** BEGIN DATA TO USE **
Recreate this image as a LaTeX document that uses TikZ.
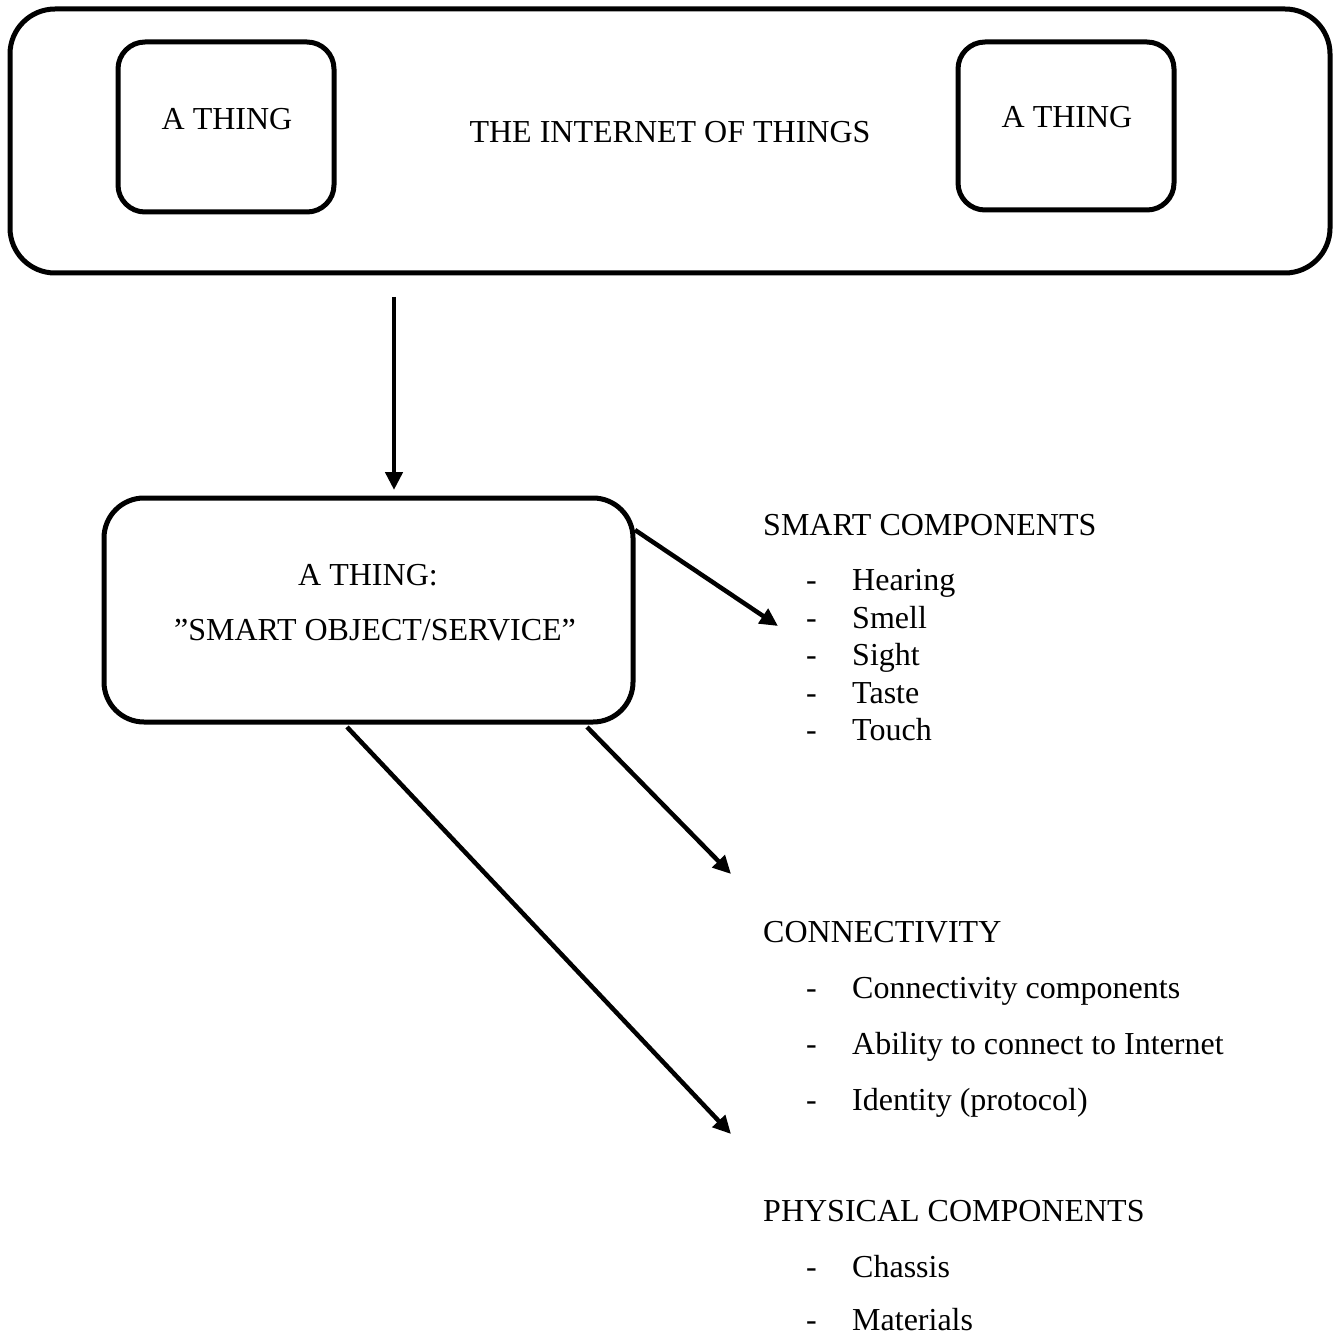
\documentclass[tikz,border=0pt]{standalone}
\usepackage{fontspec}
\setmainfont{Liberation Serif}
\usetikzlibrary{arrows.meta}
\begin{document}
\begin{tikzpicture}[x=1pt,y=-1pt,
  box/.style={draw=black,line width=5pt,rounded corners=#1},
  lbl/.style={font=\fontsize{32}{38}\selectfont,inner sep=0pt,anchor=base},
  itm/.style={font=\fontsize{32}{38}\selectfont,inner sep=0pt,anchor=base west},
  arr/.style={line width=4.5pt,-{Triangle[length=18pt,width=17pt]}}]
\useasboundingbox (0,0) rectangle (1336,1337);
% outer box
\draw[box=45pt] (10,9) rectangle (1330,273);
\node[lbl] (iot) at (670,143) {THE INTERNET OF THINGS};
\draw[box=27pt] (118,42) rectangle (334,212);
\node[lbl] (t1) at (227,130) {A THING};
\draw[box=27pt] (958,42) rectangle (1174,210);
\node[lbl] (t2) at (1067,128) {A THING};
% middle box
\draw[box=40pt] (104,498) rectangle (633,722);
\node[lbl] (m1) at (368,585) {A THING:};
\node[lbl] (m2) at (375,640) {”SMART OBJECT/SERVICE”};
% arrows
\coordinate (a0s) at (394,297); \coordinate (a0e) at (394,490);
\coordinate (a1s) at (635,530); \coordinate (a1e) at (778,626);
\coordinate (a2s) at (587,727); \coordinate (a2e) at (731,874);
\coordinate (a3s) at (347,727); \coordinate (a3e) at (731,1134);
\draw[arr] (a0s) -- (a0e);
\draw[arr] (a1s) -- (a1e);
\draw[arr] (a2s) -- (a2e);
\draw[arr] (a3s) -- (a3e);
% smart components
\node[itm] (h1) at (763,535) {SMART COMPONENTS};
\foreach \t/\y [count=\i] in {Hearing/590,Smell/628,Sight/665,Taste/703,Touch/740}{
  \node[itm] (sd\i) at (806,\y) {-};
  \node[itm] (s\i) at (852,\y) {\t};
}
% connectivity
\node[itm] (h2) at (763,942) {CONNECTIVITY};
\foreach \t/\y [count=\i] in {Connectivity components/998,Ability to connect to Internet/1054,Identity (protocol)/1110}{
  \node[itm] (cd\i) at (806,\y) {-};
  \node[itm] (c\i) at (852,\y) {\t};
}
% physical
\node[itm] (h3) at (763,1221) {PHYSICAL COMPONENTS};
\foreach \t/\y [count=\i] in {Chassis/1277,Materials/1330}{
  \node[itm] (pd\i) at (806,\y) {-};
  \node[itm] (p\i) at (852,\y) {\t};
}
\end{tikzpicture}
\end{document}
** END DATA TO USE **
** BEGIN DATA TO USE **
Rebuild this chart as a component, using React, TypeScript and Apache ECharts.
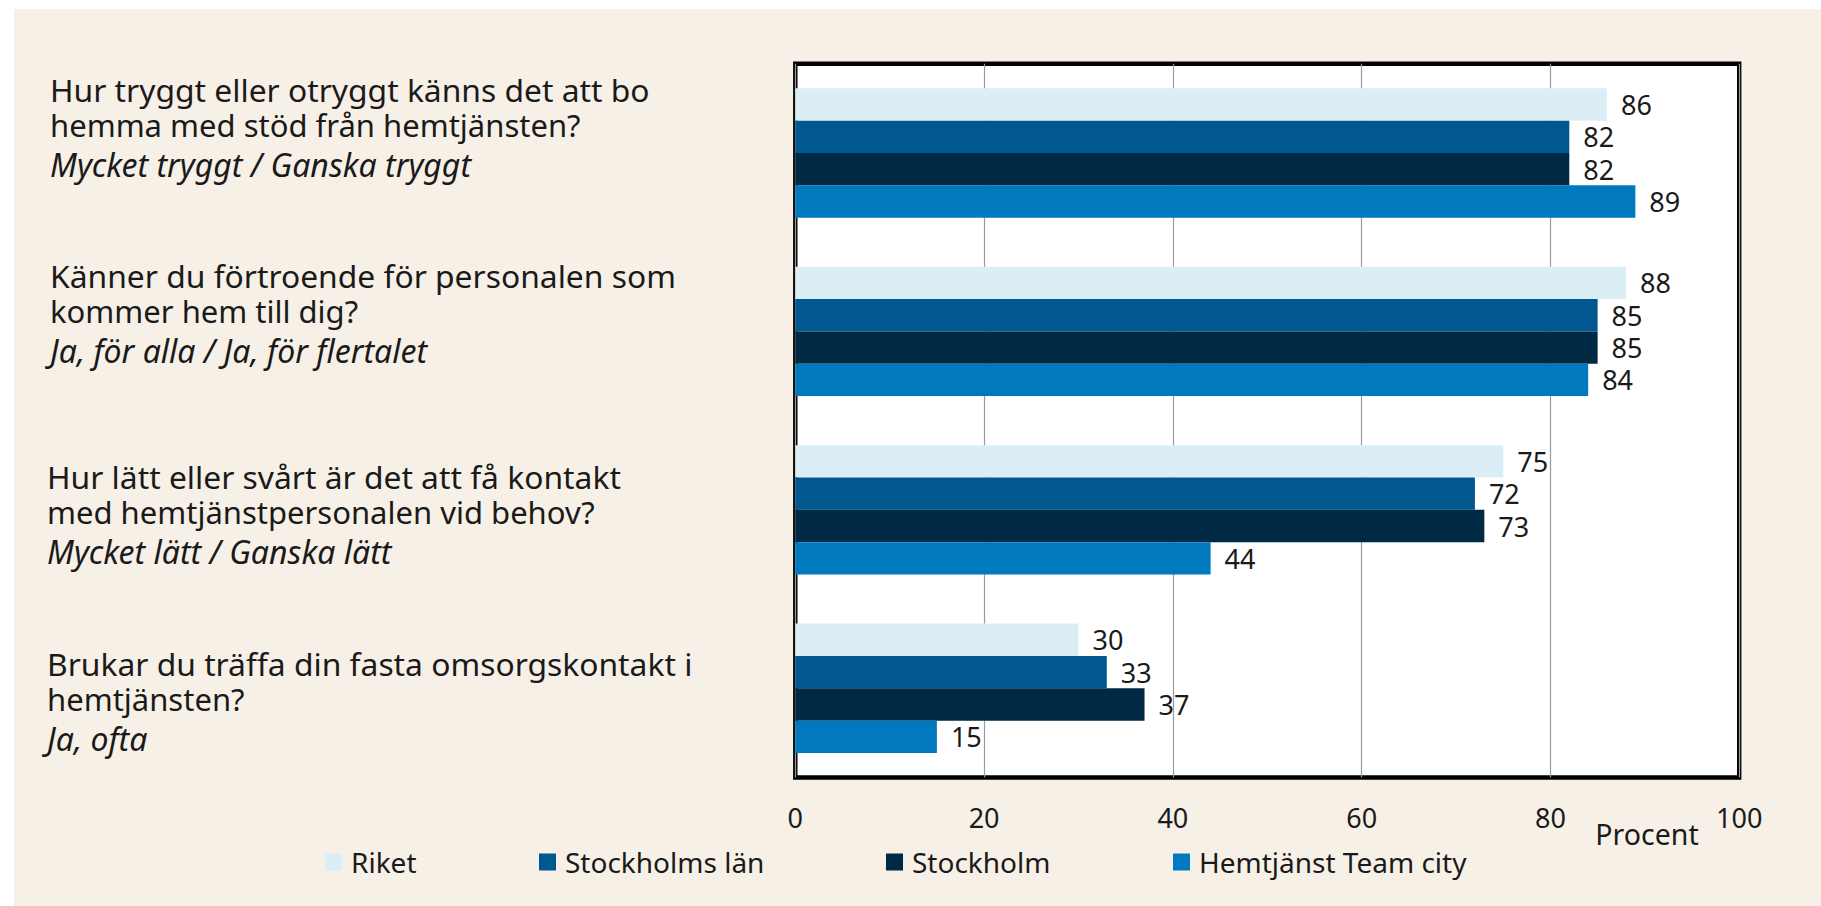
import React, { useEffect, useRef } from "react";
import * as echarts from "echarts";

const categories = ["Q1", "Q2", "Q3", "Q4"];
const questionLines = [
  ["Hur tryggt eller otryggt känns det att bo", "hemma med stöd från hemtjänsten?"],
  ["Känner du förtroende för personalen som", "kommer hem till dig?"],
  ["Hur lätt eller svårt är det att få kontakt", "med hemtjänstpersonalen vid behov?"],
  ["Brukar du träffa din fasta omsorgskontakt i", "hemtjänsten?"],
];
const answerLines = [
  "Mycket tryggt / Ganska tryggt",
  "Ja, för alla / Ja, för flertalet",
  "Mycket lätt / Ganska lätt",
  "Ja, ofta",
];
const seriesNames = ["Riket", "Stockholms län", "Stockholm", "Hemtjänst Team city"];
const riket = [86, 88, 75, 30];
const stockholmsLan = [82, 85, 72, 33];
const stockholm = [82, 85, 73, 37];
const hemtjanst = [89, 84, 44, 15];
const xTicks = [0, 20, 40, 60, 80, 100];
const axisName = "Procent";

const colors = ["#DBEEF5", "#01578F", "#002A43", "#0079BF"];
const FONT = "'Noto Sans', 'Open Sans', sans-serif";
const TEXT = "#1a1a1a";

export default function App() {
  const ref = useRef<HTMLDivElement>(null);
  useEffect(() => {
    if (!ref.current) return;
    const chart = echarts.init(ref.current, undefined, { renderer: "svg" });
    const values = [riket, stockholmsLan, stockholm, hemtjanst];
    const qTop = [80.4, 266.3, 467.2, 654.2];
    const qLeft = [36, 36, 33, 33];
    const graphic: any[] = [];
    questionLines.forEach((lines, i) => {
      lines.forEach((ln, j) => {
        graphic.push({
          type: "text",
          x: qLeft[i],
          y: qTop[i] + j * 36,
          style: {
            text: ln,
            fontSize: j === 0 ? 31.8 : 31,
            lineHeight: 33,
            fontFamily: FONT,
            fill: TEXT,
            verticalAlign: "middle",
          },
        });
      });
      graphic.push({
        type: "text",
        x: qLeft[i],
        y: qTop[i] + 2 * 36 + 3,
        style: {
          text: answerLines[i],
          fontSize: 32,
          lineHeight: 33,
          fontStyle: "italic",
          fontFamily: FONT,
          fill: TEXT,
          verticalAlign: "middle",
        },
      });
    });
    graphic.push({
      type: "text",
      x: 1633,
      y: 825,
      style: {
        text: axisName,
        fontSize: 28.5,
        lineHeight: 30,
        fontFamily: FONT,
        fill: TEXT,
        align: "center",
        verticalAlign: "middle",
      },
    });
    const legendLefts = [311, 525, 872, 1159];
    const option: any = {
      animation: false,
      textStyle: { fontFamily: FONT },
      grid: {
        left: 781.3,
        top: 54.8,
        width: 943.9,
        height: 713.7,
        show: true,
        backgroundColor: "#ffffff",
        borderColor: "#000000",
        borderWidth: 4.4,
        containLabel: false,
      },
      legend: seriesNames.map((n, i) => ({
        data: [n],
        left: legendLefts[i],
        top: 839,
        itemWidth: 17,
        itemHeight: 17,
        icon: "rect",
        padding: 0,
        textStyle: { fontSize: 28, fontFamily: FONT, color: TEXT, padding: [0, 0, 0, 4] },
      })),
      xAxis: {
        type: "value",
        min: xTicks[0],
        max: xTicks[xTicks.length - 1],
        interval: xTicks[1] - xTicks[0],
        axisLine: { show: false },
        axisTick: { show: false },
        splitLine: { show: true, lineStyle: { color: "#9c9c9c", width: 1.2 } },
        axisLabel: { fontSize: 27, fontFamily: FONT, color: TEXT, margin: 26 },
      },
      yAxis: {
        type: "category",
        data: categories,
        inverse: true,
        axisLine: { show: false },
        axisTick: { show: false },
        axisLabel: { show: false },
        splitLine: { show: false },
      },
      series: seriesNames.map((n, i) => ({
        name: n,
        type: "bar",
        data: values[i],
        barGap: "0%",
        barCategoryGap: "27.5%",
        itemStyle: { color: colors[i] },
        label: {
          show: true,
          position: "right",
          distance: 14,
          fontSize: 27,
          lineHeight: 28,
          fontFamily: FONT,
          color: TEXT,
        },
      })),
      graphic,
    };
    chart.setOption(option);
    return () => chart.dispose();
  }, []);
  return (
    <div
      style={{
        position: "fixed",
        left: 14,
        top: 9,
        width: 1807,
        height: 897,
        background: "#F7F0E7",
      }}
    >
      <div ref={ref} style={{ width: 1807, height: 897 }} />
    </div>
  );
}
** END DATA TO USE **
Give back, unchanged, each line from the one containing "Rebuild this chart" through the one containing "import * as". Pictures are to be left out.

» EXERCISE ANSWER:
Rebuild this chart as a component, using React, TypeScript and Apache ECharts.
import React, { useEffect, useRef } from "react";
import * as echarts from "echarts";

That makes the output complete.